The bank then categorized the 150 outsourcing relationships as
either high risk, medium risk or low risk. Each has a different level of
intensity related to requirements. "For high risk, we need a lot more
intensity for due diligence and more evidence of what we are looking for,"
she says. "For low risk, we scale this down quite a bit."

Once the relationships are in place, the bank has specific
procedures for managing and monitoring them, which are tailored to the level of
risk involved. "We gave these procedures to all of the operational risk
managers," says Chapman. "Now, when they are doing their reviews, they
know how much due diligence to go through based on the risk level."

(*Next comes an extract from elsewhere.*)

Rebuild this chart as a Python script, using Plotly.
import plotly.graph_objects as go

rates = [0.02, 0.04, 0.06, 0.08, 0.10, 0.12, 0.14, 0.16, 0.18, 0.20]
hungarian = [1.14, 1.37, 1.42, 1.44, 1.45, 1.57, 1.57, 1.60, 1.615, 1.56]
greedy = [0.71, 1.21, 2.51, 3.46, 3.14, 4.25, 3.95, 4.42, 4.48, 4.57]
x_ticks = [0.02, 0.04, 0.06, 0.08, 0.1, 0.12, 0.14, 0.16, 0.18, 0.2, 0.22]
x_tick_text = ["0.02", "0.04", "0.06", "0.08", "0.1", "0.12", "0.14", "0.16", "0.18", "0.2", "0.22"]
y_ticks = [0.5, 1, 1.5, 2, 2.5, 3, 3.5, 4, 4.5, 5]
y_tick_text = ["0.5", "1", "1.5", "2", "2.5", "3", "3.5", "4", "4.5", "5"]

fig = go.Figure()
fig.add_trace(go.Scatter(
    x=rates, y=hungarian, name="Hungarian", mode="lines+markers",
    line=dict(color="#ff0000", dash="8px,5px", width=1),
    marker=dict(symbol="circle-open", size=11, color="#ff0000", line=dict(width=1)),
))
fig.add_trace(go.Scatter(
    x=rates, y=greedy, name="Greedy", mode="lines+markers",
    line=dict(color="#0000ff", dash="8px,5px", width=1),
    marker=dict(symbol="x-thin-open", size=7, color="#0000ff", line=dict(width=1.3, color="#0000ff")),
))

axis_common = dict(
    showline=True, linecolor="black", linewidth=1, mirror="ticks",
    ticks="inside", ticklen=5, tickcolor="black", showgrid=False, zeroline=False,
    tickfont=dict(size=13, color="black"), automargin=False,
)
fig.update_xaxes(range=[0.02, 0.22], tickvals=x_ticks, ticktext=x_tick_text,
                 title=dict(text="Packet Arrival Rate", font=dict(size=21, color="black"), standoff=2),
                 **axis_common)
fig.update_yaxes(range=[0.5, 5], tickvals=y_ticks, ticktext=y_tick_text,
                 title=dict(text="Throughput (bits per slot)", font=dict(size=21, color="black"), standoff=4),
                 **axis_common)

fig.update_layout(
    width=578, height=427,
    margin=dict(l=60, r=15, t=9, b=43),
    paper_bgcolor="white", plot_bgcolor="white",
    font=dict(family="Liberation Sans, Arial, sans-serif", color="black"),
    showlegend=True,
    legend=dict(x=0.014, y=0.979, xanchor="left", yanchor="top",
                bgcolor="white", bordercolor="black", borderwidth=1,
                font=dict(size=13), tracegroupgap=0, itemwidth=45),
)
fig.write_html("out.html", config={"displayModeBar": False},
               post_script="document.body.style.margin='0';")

Regardless of whether a relationship is categorized as high
risk, medium risk or low risk, the bank has introduced a number of strategies
that help all relationships work smoothly. "First, we like to utilize
evergreen contracts that let us upgrade our service-level agreements on a
forced-frequency basis," she says. The bank then combines this with regular
operational reviews, and it schedules business reviews every three to six months
to provide historical snapshots of what is taking place. Action plans are
identified for the future, and, once a year, there is a strategic review of
where each provider's business and industry is going in general.

While Chapman's department handles the management of the
outsourcing process and some of the governance, true governance is handled by
the bank's enterprise risk management group and the audit group. "The
enterprise risk management group holds the operational risk managers accountable
and also holds us accountable," she explains. "The enterprise risk
management department has to agree that we have done all of our homework. We don't
have the final say that the risk issues have been covered, nor do I think it is
appropriate that we do." Then, to ensure maximum effectiveness, the audit
group comes in and audits everything, she notes.

"Overall, we have found ourselves involved in extremely few
unsuccessful outsourcing relationships," says Chapman. "By focusing
efforts where they need to be focused, we find few surprises in our
relationships with outsourcing providers."